Moving on from these areas which I have survey data for I have to think about my method for rebuilding windows in areas firstly where I know there are standing remains for such features and then secondly for where there are not. Building windows on the northern and southern walls has been and will be reasonably easy using a small amount of conjecture, I have photos of the windows themselves taken from both the interior and the exterior, positioning them will be more challenging, I have been using a combination of images and lining up planes in the 3ds max model to try to position them in line with window positions on the eastern elevation.
Much more tricky will be the western wall which is no longer standing. I know positions for windows at basement level (however, this does not indicate position for anything on the upper floor as can be seen from the eastern wall). I also can see evidence for one window seat from the lower level which is a good position to start. I also know that I will have to include the entrance to the spiral staircase on this wall, which links the great hall and both sets of apartments. Currently I have examined other areas of the building with windows overlooking the corridor such as the following, from these I should begin to be able to justify the style of window.

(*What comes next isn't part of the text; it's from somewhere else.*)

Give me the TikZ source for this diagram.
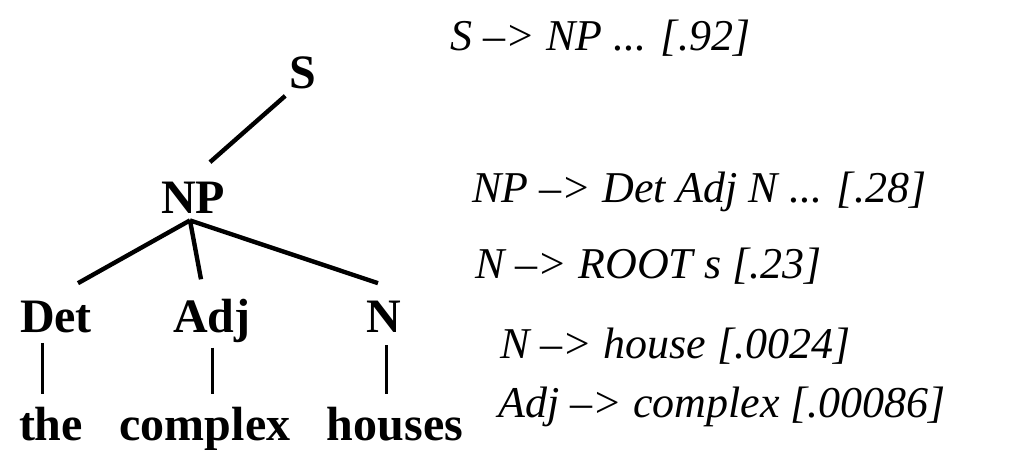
\documentclass[tikz,border=0pt]{standalone}
\usepackage{fontspec}
\setmainfont{Liberation Serif}
\tikzset{
  cat/.style={font=\fontsize{24}{28}\selectfont\bfseries, inner sep=0pt, anchor=base},
  prob/.style={font=\fontsize{22}{26}\selectfont\itshape, inner sep=0pt, anchor=base west},
  branch/.style={line width=2.2pt},
  stem/.style={line width=1.5pt}
}
\newcommand{\drawcat}[4]{
  \node[cat] (#1) at (#2/2, #3/-2) {#4};
}
\newcommand{\drawprob}[4]{
  \node[prob] (#1) at (#2/2, #3/-2) {#4};
}

\begin{document}
\begin{tikzpicture}[x=1pt, y=1pt]
  \useasboundingbox (0,0) rectangle (504.5,-225);
  % tree
  \drawcat{s}{303}{88}{S}
  \drawcat{np}{193}{213}{NP}
  \drawcat{det}{56}{332}{Det}
  \drawcat{adj}{212}{332}{Adj}
  \drawcat{n}{384}{332}{N}
  \drawcat{the}{51}{440}{the}
  \drawcat{complex}{205}{440}{complex}
  \drawcat{houses}{395}{440}{houses}
  \draw[branch] ([shift={(-2,-3.5)}]s.south west) -- ([shift={(8.5,9.5)}]np.north);
  \draw[branch] ([shift={(-1.5,-3.5)}]np.south) -- ([shift={(11,8.5)}]det.north);
  \draw[branch] ([shift={(-1.5,-3.5)}]np.south) -- ([shift={(-5.5,9.5)}]adj.north);
  \draw[branch] ([shift={(-1.5,-3.5)}]np.south) -- ([shift={(-3,8.5)}]n.north);
  \draw[stem] ([shift={(-7,-5)}]det.south) -- ([shift={(-4.5,6)}]the.north);
  \draw[stem] ([shift={(0,-2.5)}]adj.south) -- ([shift={(3.5,6)}]complex.north);
  \draw[stem] ([shift={(1,-6.5)}]n.south) -- ([shift={(-4.5,6)}]houses.north);
  % rules
  \drawprob{r1}{450}{50}{S --> NP ... [.92]}
  \drawprob{r2}{472}{202}{NP --> Det Adj N ... [.28]}
  \drawprob{r3}{475}{278}{N --> ROOT s [.23]}
  \drawprob{r4}{500}{358}{N --> house [.0024]}
  \drawprob{r5}{498}{417}{Adj --> complex [.00086]}
\end{tikzpicture}
\end{document}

I have also been looking at other reconstructions of this area to see how other people have pictured the scene. The main image that appears was produced for the National Trust Guidebooks and was also reused in John Goodalls book: The English Castle. Which uses the same windows that are pictured above. (note: I will be critiquing this image in more detail later when it comes to decorating and furnishing the apartments.)
In essence I need to begin to be thinking clearly (and carefully recording) every decision I make about the construction of the rooms as their construction particularly from this point on will include an element of ambiguity.